= Task prompt =
Can you print the data exactly and leave out each image?

= Data excerpt =
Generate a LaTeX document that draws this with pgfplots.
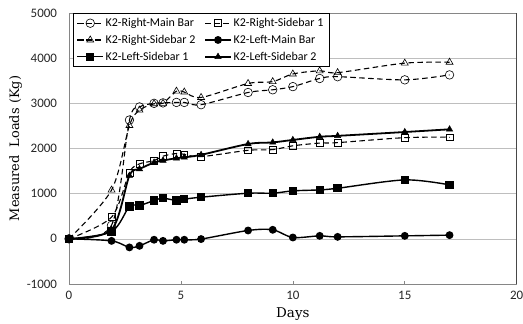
\documentclass[border=0pt]{standalone}
\usepackage{fontspec}
\setmainfont{Carlito}
\newfontfamily\labfont{DejaVu Serif}
\usepackage{pgfplots}
\pgfplotsset{compat=1.18}
\definecolor{gridc}{HTML}{BEBEBE}
\definecolor{framec}{HTML}{868686}
\begin{document}
\begin{tikzpicture}
\path[use as bounding box] (-69bp,-40bp) rectangle ++(523bp,324bp);
\begin{axis}[
  name=ax,
  at={(0,0)}, anchor=south west,
  scale only axis,
  width=447.7bp, height=271bp,
  xmin=0, xmax=20, ymin=-1000, ymax=5000,
  xtick={0,5,10,15,20},
  ytick={-1000,0,1000,2000,3000,4000,5000},
  tick pos=left,
  xtick align=inside,
  major tick length=3bp,
  ytick style={draw=none},
  xtick style={framec, line width=0.6bp},
  ymajorgrids,
  grid style={gridc, line width=0.6bp},
  axis line style={framec, line width=0.8bp},
  /pgf/number format/assume math mode=true,
  /pgf/number format/.cd, 1000 sep={}, /pgfplots/.cd,
  ticklabel style={font=\fontsize{13}{15}\selectfont, text=black!85},
  yticklabel style={xshift=-8.5bp},
  xticklabel style={yshift=-3.4bp},
  xlabel={\labfont\fontsize{13.5}{15}\selectfont Days},
  ylabel={\labfont\fontsize{13}{15}\selectfont Measured\ \ Loads (Kg)},
  xlabel style={yshift=-1.5bp},
  ylabel style={yshift=-2bp},
  legend columns=2,
  legend cell align=left,
  legend style={at={(rel axis cs:0,1)}, xshift=4bp, anchor=north west,
    draw=black, line width=0.6bp, font=\fontsize{12}{14}\selectfont,
    inner xsep=3.5bp, inner ysep=3bp, row sep=3bp,
    /tikz/every even column/.append style={column sep=7bp}},
  legend image code/.code={\draw[mark repeat=2,mark phase=2] plot coordinates {(0cm,0cm)(0.45cm,0cm)(0.9cm,0cm)};},
]
% K2-Right-Main Bar
\addplot[black, line width=1.1bp, dash pattern=on 5.5bp off 3.5bp, smooth, tension=0.5,
  mark=o, mark size=4.3bp, mark options={solid, fill=white, line width=0.6bp}] coordinates {
(0,0) (1.9,300) (2.7,2630) (3.15,2920) (3.8,3000) (4.2,3010) (4.8,3020) (5.15,3020) (5.9,2970)
(8,3240) (9.1,3300) (10,3370) (11.2,3550) (12,3590) (15,3520) (17,3630)};
\addlegendentry{K2-Right-Main Bar}
% K2-Right-Sidebar 1
\addplot[black, line width=1.1bp, dash pattern=on 5.5bp off 3.5bp, smooth, tension=0.5,
  mark=square, mark size=3.4bp, mark options={solid, fill=white, line width=0.6bp}] coordinates {
(0,0) (1.9,480) (2.7,1470) (3.15,1660) (3.8,1730) (4.2,1830) (4.8,1890) (5.15,1870) (5.9,1820)
(8,1960) (9.1,1975) (10,2060) (11.2,2120) (12,2130) (15,2240) (17,2250)};
\addlegendentry{K2-Right-Sidebar 1}
% K2-Right-Sidebar 2
\addplot[black, line width=1.1bp, dash pattern=on 5.5bp off 3.5bp, smooth, tension=0.5,
  mark=triangle, mark size=4bp, mark options={solid, fill=white, line width=0.6bp}] coordinates {
(0,0) (1.9,1080) (2.7,2510) (3.15,2850) (3.8,2990) (4.2,3000) (4.8,3270) (5.15,3250) (5.9,3130)
(8,3440) (9.1,3480) (10,3650) (11.2,3720) (12,3680) (15,3890) (17,3910)};
\addlegendentry{K2-Right-Sidebar 2}
% K2-Left-Main Bar
\addplot[black, line width=1.4bp, smooth, tension=0.5,
  mark=*, mark size=3.2bp, mark options={solid, fill=black}] coordinates {
(0,0) (1.9,-45) (2.7,-190) (3.15,-155) (3.8,-20) (4.2,-45) (4.8,-20) (5.15,-20) (5.9,-5)
(8,185) (9.1,200) (10,30) (11.2,66) (12,44) (15,66) (17,82)};
\addlegendentry{K2-Left-Main Bar}
% K2-Left-Sidebar 1
\addplot[black, line width=1.4bp, smooth, tension=0.5,
  mark=square*, mark size=3.5bp, mark options={solid, fill=black}] coordinates {
(0,0) (1.9,160) (2.7,715) (3.15,737) (3.8,848) (4.2,900) (4.8,848) (5.15,878) (5.9,922)
(8,1010) (9.1,1010) (10,1062) (11.2,1084) (12,1120) (15,1305) (17,1195)};
\addlegendentry{K2-Left-Sidebar 1}
% K2-Left-Sidebar 2
\addplot[black, line width=1.8bp, smooth, tension=0.5,
  mark=triangle*, mark size=3.6bp, mark options={solid, fill=black, line width=0.5bp}] coordinates {
(0,0) (1.9,200) (2.7,1400) (3.15,1545) (3.8,1690) (4.2,1735) (4.8,1785) (5.15,1805) (5.9,1860)
(8,2100) (9.1,2135) (10,2190) (11.2,2260) (12,2280) (15,2365) (17,2425)};
\addlegendentry{K2-Left-Sidebar 2}
\draw[black!85, line width=1bp] (rel axis cs:1,0) -- (rel axis cs:1,1);
\end{axis}
\end{tikzpicture}
\end{document}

= Answer for this exercise =
Generate a LaTeX document that draws this with pgfplots.
\documentclass[border=0pt]{standalone}
\usepackage{fontspec}
\setmainfont{Carlito}
\newfontfamily\labfont{DejaVu Serif}
\usepackage{pgfplots}
\pgfplotsset{compat=1.18}
\definecolor{gridc}{HTML}{BEBEBE}
\definecolor{framec}{HTML}{868686}
\begin{document}
\begin{tikzpicture}
\path[use as bounding box] (-69bp,-40bp) rectangle ++(523bp,324bp);
\begin{axis}[
  name=ax,
  at={(0,0)}, anchor=south west,
  scale only axis,
  width=447.7bp, height=271bp,
  xmin=0, xmax=20, ymin=-1000, ymax=5000,
  xtick={0,5,10,15,20},
  ytick={-1000,0,1000,2000,3000,4000,5000},
  tick pos=left,
  xtick align=inside,
  major tick length=3bp,
  ytick style={draw=none},
  xtick style={framec, line width=0.6bp},
  ymajorgrids,
  grid style={gridc, line width=0.6bp},
  axis line style={framec, line width=0.8bp},
  /pgf/number format/assume math mode=true,
  /pgf/number format/.cd, 1000 sep={}, /pgfplots/.cd,
  ticklabel style={font=\fontsize{13}{15}\selectfont, text=black!85},
  yticklabel style={xshift=-8.5bp},
  xticklabel style={yshift=-3.4bp},
  xlabel={\labfont\fontsize{13.5}{15}\selectfont Days},
  ylabel={\labfont\fontsize{13}{15}\selectfont Measured\ \ Loads (Kg)},
  xlabel style={yshift=-1.5bp},
  ylabel style={yshift=-2bp},
  legend columns=2,
  legend cell align=left,
  legend style={at={(rel axis cs:0,1)}, xshift=4bp, anchor=north west,
    draw=black, line width=0.6bp, font=\fontsize{12}{14}\selectfont,
    inner xsep=3.5bp, inner ysep=3bp, row sep=3bp,
    /tikz/every even column/.append style={column sep=7bp}},
  legend image code/.code={\draw[mark repeat=2,mark phase=2] plot coordinates {(0cm,0cm)(0.45cm,0cm)(0.9cm,0cm)};},
]
% K2-Right-Main Bar
\addplot[black, line width=1.1bp, dash pattern=on 5.5bp off 3.5bp, smooth, tension=0.5,
  mark=o, mark size=4.3bp, mark options={solid, fill=white, line width=0.6bp}] coordinates {
(0,0) (1.9,300) (2.7,2630) (3.15,2920) (3.8,3000) (4.2,3010) (4.8,3020) (5.15,3020) (5.9,2970)
(8,3240) (9.1,3300) (10,3370) (11.2,3550) (12,3590) (15,3520) (17,3630)};
\addlegendentry{K2-Right-Main Bar}
% K2-Right-Sidebar 1
\addplot[black, line width=1.1bp, dash pattern=on 5.5bp off 3.5bp, smooth, tension=0.5,
  mark=square, mark size=3.4bp, mark options={solid, fill=white, line width=0.6bp}] coordinates {
(0,0) (1.9,480) (2.7,1470) (3.15,1660) (3.8,1730) (4.2,1830) (4.8,1890) (5.15,1870) (5.9,1820)
(8,1960) (9.1,1975) (10,2060) (11.2,2120) (12,2130) (15,2240) (17,2250)};
\addlegendentry{K2-Right-Sidebar 1}
% K2-Right-Sidebar 2
\addplot[black, line width=1.1bp, dash pattern=on 5.5bp off 3.5bp, smooth, tension=0.5,
  mark=triangle, mark size=4bp, mark options={solid, fill=white, line width=0.6bp}] coordinates {
(0,0) (1.9,1080) (2.7,2510) (3.15,2850) (3.8,2990) (4.2,3000) (4.8,3270) (5.15,3250) (5.9,3130)
(8,3440) (9.1,3480) (10,3650) (11.2,3720) (12,3680) (15,3890) (17,3910)};
\addlegendentry{K2-Right-Sidebar 2}
% K2-Left-Main Bar
\addplot[black, line width=1.4bp, smooth, tension=0.5,
  mark=*, mark size=3.2bp, mark options={solid, fill=black}] coordinates {
(0,0) (1.9,-45) (2.7,-190) (3.15,-155) (3.8,-20) (4.2,-45) (4.8,-20) (5.15,-20) (5.9,-5)
(8,185) (9.1,200) (10,30) (11.2,66) (12,44) (15,66) (17,82)};
\addlegendentry{K2-Left-Main Bar}
% K2-Left-Sidebar 1
\addplot[black, line width=1.4bp, smooth, tension=0.5,
  mark=square*, mark size=3.5bp, mark options={solid, fill=black}] coordinates {
(0,0) (1.9,160) (2.7,715) (3.15,737) (3.8,848) (4.2,900) (4.8,848) (5.15,878) (5.9,922)
(8,1010) (9.1,1010) (10,1062) (11.2,1084) (12,1120) (15,1305) (17,1195)};
\addlegendentry{K2-Left-Sidebar 1}
% K2-Left-Sidebar 2
\addplot[black, line width=1.8bp, smooth, tension=0.5,
  mark=triangle*, mark size=3.6bp, mark options={solid, fill=black, line width=0.5bp}] coordinates {
(0,0) (1.9,200) (2.7,1400) (3.15,1545) (3.8,1690) (4.2,1735) (4.8,1785) (5.15,1805) (5.9,1860)
(8,2100) (9.1,2135) (10,2190) (11.2,2260) (12,2280) (15,2365) (17,2425)};
\addlegendentry{K2-Left-Sidebar 2}
\draw[black!85, line width=1bp] (rel axis cs:1,0) -- (rel axis cs:1,1);
\end{axis}
\end{tikzpicture}
\end{document}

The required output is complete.